Even though you're buying a shiny new model, insurers take into account how deeply earlier versions have dipped into insurance companies' pockets. You can go to the IIHS website and see a car's crash and repair-cost track record.
For a new 2015 model, the cost of insurance ranges from 8 to 26 percent of the total cost of owning the vehicle, according to data compiled for us by Edmunds.com, a car-shopping and research organization.
You'd expect premiums to drop as the vehicle ages, but Edmunds.com data show premiums may rise over time. III notes that your specific premium also depends on how much coverage you want and how large a deductible you're willing to accept.

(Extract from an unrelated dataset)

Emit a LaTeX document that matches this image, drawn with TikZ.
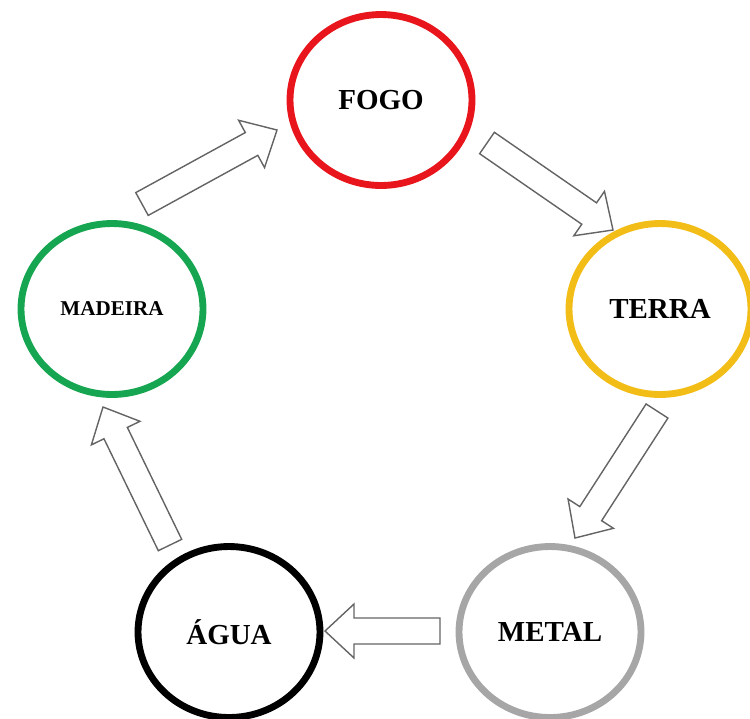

Choosing a bigger deductible lowers the price of insurance because you're agreeing to pay more to repair the car before the insurance kicks in, keeping the insurance company's costs down.
Costs of other coverages that are part of an auto insurance package can outweigh the damage portion of the policy, so the total savings on your bill from a bigger deductible might be modest.
Also, where you live influences rates. Insurers believe that urban dwellers are more likely to be vandalized or have their cars stolen than people who live in smaller towns, III says.
Insurance premiums are so tailored to the person, vehicle, location and so many other factors that you can't accurately point to one or two reasons why any given car, truck, van or SUV is more expensive or less expensive to insure, III emphasizes.
The Edmunds.com data shows relatively little insurance cost difference among the models that are cheapest to insure in a given category. But the difference between those with low insurance premiums and those in the same category with high premiums can be very large.
Small cars provide a good example. The least expensive of that category to insure is the 2015 Volkswagen Golf, at a national average of $1,597 in its first year, according to Edmunds.com calculations.
The model that's most expensive to insure in that category is the 2015 Ford C-Max hybrid at $3,027, which is nearly twice as much. (Note: these are the nationwide averages for the first year. The amount changes as the vehicles age.)